The Chicago Board Options Exchange (CBOE) Volatility Index (ticker symbol, VIX) has been all over the proverbial map this week to date. It is often regarded as the fear index. Go here to read more detail on the Volatility Index.

A higher VIX reflects increased fear while a lower VIX reflects the opposite. Until last Friday (Feb. 2), the index varied over the past year between a low of 8.56 just this past November (meaning very low fear or complacency) to 17.28 this past August. Last Thursday (Feb. 1), it closed at 13.47. Then the next day it closed at 17.31. Last Friday was when the fireworks started in terms of this recent large downturn in the major stock indices and wild swings intra-day.

This week (first four trading days through today, Thursday, Feb. 8), the VIX has ranged between 16.8 and 50.3. I did some digging and found that the VIX reached its all-time peak of 89.53 at the time of the Lehman Brothers bankruptcy in September of 2008. Of course, this was a major domino in the panic of the months to come that moved the major indices to their ultimate lows of March 2009.

Since March 2009, the VIX has only breached 50 once, hittingĀ  53.29 during a one-day “flash-crash” on August 24, 2015, until this past Tuesday when it hit that 50.3 mark. Go here to read about that August 24, 2015 event. It’s interesting to read in light of pundit explanations of this week’s crazy activity.

I’m pretty simple-minded. It seems to me that in 2008 there was obvious, imminent reason for macro economic concern to grip the investment community and the VIX reflected that as did the major stock indices. In recent days, I see a stock market that has likely gotten well ahead of itself but not amid a backdrop of obvious, imminent reason for macro economic concern. In fact, almost all leading economic indicators reflect a strong economy. Yet the VIX of this week reflects a type of panic seen in the early 2009 era.

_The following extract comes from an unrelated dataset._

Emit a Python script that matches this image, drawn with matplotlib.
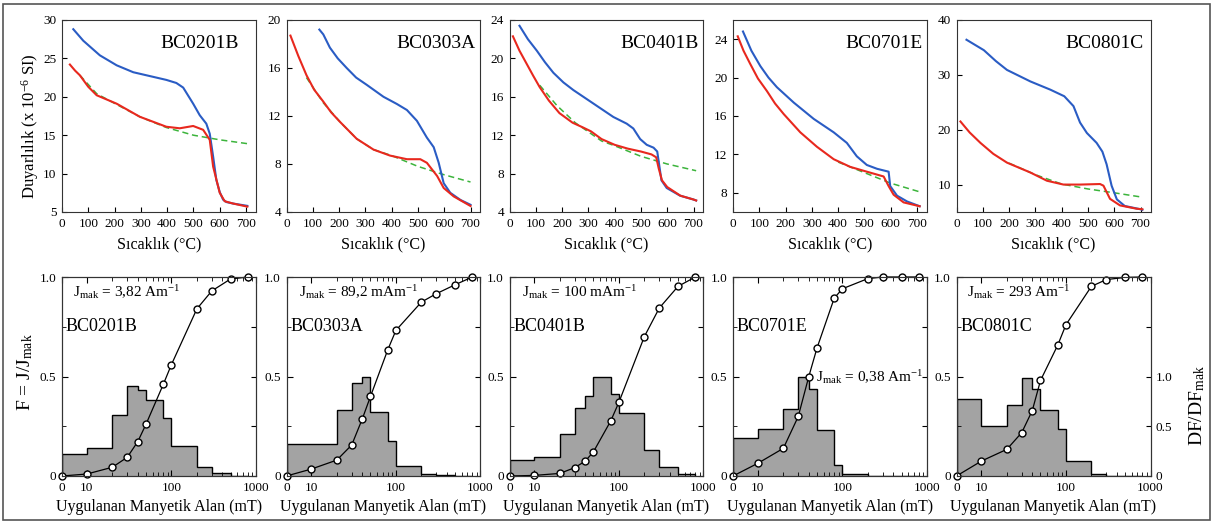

The word offered up by most experts this week as a potential explanation is inflation. The thinking is that inflation has become a rather sudden concern, showing up in the VIX and major market indices. While inflation is a concern for future earnings, it perhaps seems premature for market participants to run for the exits given there’s not a lot of data just yet. Wages have risen by latest measure and the brand new Fed head is seen by many as being hawkish in his view toward raising interest rates. I heard today on TV that he could raise more often and in larger increments than previously expected; but certainly the jury is still out on what’s ahead. Inflation can indeed hurt future earnings and that does at some point historically lead to a stock market retreat

In closing, it’s my thinking that the activity of recent days shows panic in the VIX number but is not accompanied by a backdrop justifying imminent concern. Now, a correction was probably long overdue. Yet, the past days have revealed something that feels like more than correction. But even if we have further to fall, I think it will turn out to be nothing more than a correction for the time being. My hope is that the recent jolt will serve to finally produce a hard look at our real underlying economic threat.

It’s not simply inflation and higher interest rates that can undo us economically. In my view, it’s the ever-growing national debt that threatens us. If the national debt was not so critically high, inflation/higher interest rates could eventually set us back for a spell as has happened throughout history but not bring about financial ruin. The size of our national debt makes inflation and the higher interest rates that go with it very problematic today because incremental increases in interest rates now mean gargantuan increases in required interest payments on the debt. My hope is that our government leaders will start to seriously take actions on reducing wasteful spending and getting its financial house in order. We need to balance the budget and start paying down the debt right now or inflation will become a bigger and bigger word!